## WRITTEN TASK
Exactly reproduce the entries, dropping any pictures from your copy.

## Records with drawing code
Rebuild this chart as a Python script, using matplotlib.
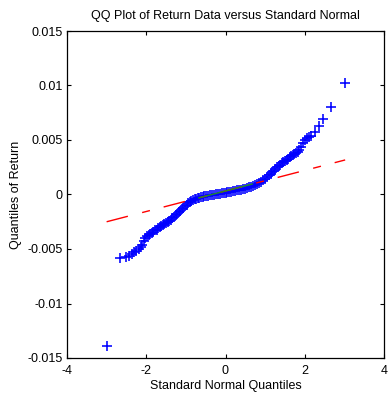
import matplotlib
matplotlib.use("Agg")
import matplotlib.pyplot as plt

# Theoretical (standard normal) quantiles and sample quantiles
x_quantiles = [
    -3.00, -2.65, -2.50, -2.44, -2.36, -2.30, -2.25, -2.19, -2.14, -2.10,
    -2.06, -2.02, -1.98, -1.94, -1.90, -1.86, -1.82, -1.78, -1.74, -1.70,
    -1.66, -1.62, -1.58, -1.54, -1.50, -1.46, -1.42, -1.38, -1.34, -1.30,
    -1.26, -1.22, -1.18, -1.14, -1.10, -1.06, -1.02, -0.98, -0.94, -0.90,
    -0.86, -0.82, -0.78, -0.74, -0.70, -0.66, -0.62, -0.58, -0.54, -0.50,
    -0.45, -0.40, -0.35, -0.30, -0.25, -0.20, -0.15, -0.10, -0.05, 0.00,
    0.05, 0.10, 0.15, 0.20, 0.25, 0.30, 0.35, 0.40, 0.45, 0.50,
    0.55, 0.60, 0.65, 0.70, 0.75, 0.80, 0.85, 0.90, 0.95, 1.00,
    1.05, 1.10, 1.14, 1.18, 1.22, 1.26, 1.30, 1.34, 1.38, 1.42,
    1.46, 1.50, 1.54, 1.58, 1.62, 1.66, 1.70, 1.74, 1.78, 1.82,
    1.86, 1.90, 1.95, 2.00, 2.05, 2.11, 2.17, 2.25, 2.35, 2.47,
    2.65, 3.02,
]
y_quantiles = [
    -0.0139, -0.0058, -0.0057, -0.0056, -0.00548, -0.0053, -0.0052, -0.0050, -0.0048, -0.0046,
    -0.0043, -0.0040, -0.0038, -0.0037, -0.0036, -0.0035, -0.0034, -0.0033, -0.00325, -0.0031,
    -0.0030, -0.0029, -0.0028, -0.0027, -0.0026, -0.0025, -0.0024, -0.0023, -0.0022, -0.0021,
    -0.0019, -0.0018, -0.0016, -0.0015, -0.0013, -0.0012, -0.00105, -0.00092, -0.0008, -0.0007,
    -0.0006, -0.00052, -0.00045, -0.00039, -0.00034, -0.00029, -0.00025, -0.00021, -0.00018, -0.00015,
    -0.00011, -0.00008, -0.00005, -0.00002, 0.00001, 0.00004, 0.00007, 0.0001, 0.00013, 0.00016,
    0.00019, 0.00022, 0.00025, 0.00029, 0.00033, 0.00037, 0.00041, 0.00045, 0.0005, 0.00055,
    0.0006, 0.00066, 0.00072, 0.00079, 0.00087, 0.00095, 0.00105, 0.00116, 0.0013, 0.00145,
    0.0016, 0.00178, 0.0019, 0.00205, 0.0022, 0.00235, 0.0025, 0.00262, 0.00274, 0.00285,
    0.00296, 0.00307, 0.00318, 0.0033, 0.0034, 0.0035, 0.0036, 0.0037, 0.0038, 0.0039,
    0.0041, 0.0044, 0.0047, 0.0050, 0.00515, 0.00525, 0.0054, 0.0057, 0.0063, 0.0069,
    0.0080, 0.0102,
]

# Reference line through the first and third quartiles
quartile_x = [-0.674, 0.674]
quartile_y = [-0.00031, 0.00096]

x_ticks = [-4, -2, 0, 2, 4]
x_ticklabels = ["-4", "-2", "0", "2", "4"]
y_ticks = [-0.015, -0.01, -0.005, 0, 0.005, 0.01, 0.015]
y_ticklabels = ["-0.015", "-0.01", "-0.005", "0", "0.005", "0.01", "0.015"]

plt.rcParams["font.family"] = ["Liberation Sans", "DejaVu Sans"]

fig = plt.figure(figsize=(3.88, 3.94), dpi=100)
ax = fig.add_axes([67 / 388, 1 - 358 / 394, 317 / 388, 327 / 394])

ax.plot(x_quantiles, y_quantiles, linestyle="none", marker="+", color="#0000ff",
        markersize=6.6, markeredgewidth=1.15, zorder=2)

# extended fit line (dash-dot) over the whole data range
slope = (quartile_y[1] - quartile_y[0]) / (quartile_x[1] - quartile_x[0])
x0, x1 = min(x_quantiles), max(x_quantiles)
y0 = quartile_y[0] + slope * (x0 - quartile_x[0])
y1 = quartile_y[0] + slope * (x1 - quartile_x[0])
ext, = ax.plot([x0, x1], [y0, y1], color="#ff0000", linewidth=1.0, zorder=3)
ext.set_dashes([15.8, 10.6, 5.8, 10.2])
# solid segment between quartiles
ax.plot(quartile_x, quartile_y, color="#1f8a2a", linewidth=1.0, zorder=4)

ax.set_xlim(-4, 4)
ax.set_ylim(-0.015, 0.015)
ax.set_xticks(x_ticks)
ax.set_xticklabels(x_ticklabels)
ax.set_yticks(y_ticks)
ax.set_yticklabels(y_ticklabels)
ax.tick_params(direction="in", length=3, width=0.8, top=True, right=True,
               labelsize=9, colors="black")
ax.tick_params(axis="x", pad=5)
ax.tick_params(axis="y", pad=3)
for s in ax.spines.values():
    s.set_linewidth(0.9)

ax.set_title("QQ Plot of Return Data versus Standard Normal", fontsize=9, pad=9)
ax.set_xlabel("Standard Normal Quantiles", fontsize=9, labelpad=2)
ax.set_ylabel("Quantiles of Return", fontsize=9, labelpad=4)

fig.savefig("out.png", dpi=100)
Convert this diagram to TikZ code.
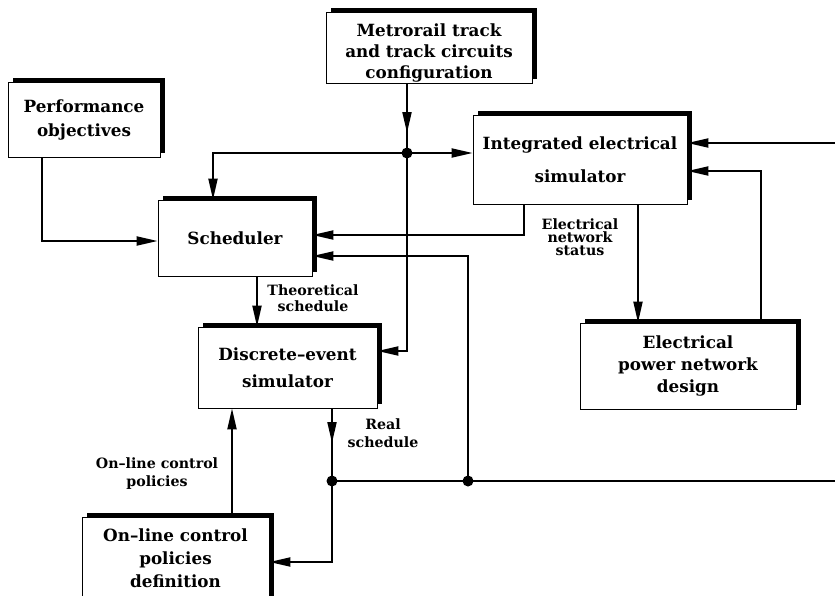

## WRITTEN RESPONSE
Rebuild this chart as a Python script, using matplotlib.
import matplotlib
matplotlib.use("Agg")
import matplotlib.pyplot as plt

# Theoretical (standard normal) quantiles and sample quantiles
x_quantiles = [
    -3.00, -2.65, -2.50, -2.44, -2.36, -2.30, -2.25, -2.19, -2.14, -2.10,
    -2.06, -2.02, -1.98, -1.94, -1.90, -1.86, -1.82, -1.78, -1.74, -1.70,
    -1.66, -1.62, -1.58, -1.54, -1.50, -1.46, -1.42, -1.38, -1.34, -1.30,
    -1.26, -1.22, -1.18, -1.14, -1.10, -1.06, -1.02, -0.98, -0.94, -0.90,
    -0.86, -0.82, -0.78, -0.74, -0.70, -0.66, -0.62, -0.58, -0.54, -0.50,
    -0.45, -0.40, -0.35, -0.30, -0.25, -0.20, -0.15, -0.10, -0.05, 0.00,
    0.05, 0.10, 0.15, 0.20, 0.25, 0.30, 0.35, 0.40, 0.45, 0.50,
    0.55, 0.60, 0.65, 0.70, 0.75, 0.80, 0.85, 0.90, 0.95, 1.00,
    1.05, 1.10, 1.14, 1.18, 1.22, 1.26, 1.30, 1.34, 1.38, 1.42,
    1.46, 1.50, 1.54, 1.58, 1.62, 1.66, 1.70, 1.74, 1.78, 1.82,
    1.86, 1.90, 1.95, 2.00, 2.05, 2.11, 2.17, 2.25, 2.35, 2.47,
    2.65, 3.02,
]
y_quantiles = [
    -0.0139, -0.0058, -0.0057, -0.0056, -0.00548, -0.0053, -0.0052, -0.0050, -0.0048, -0.0046,
    -0.0043, -0.0040, -0.0038, -0.0037, -0.0036, -0.0035, -0.0034, -0.0033, -0.00325, -0.0031,
    -0.0030, -0.0029, -0.0028, -0.0027, -0.0026, -0.0025, -0.0024, -0.0023, -0.0022, -0.0021,
    -0.0019, -0.0018, -0.0016, -0.0015, -0.0013, -0.0012, -0.00105, -0.00092, -0.0008, -0.0007,
    -0.0006, -0.00052, -0.00045, -0.00039, -0.00034, -0.00029, -0.00025, -0.00021, -0.00018, -0.00015,
    -0.00011, -0.00008, -0.00005, -0.00002, 0.00001, 0.00004, 0.00007, 0.0001, 0.00013, 0.00016,
    0.00019, 0.00022, 0.00025, 0.00029, 0.00033, 0.00037, 0.00041, 0.00045, 0.0005, 0.00055,
    0.0006, 0.00066, 0.00072, 0.00079, 0.00087, 0.00095, 0.00105, 0.00116, 0.0013, 0.00145,
    0.0016, 0.00178, 0.0019, 0.00205, 0.0022, 0.00235, 0.0025, 0.00262, 0.00274, 0.00285,
    0.00296, 0.00307, 0.00318, 0.0033, 0.0034, 0.0035, 0.0036, 0.0037, 0.0038, 0.0039,
    0.0041, 0.0044, 0.0047, 0.0050, 0.00515, 0.00525, 0.0054, 0.0057, 0.0063, 0.0069,
    0.0080, 0.0102,
]

# Reference line through the first and third quartiles
quartile_x = [-0.674, 0.674]
quartile_y = [-0.00031, 0.00096]

x_ticks = [-4, -2, 0, 2, 4]
x_ticklabels = ["-4", "-2", "0", "2", "4"]
y_ticks = [-0.015, -0.01, -0.005, 0, 0.005, 0.01, 0.015]
y_ticklabels = ["-0.015", "-0.01", "-0.005", "0", "0.005", "0.01", "0.015"]

plt.rcParams["font.family"] = ["Liberation Sans", "DejaVu Sans"]

fig = plt.figure(figsize=(3.88, 3.94), dpi=100)
ax = fig.add_axes([67 / 388, 1 - 358 / 394, 317 / 388, 327 / 394])

ax.plot(x_quantiles, y_quantiles, linestyle="none", marker="+", color="#0000ff",
        markersize=6.6, markeredgewidth=1.15, zorder=2)

# extended fit line (dash-dot) over the whole data range
slope = (quartile_y[1] - quartile_y[0]) / (quartile_x[1] - quartile_x[0])
x0, x1 = min(x_quantiles), max(x_quantiles)
y0 = quartile_y[0] + slope * (x0 - quartile_x[0])
y1 = quartile_y[0] + slope * (x1 - quartile_x[0])
ext, = ax.plot([x0, x1], [y0, y1], color="#ff0000", linewidth=1.0, zorder=3)
ext.set_dashes([15.8, 10.6, 5.8, 10.2])
# solid segment between quartiles
ax.plot(quartile_x, quartile_y, color="#1f8a2a", linewidth=1.0, zorder=4)

ax.set_xlim(-4, 4)
ax.set_ylim(-0.015, 0.015)
ax.set_xticks(x_ticks)
ax.set_xticklabels(x_ticklabels)
ax.set_yticks(y_ticks)
ax.set_yticklabels(y_ticklabels)
ax.tick_params(direction="in", length=3, width=0.8, top=True, right=True,
               labelsize=9, colors="black")
ax.tick_params(axis="x", pad=5)
ax.tick_params(axis="y", pad=3)
for s in ax.spines.values():
    s.set_linewidth(0.9)

ax.set_title("QQ Plot of Return Data versus Standard Normal", fontsize=9, pad=9)
ax.set_xlabel("Standard Normal Quantiles", fontsize=9, labelpad=2)
ax.set_ylabel("Quantiles of Return", fontsize=9, labelpad=4)

fig.savefig("out.png", dpi=100)
Convert this diagram to TikZ code.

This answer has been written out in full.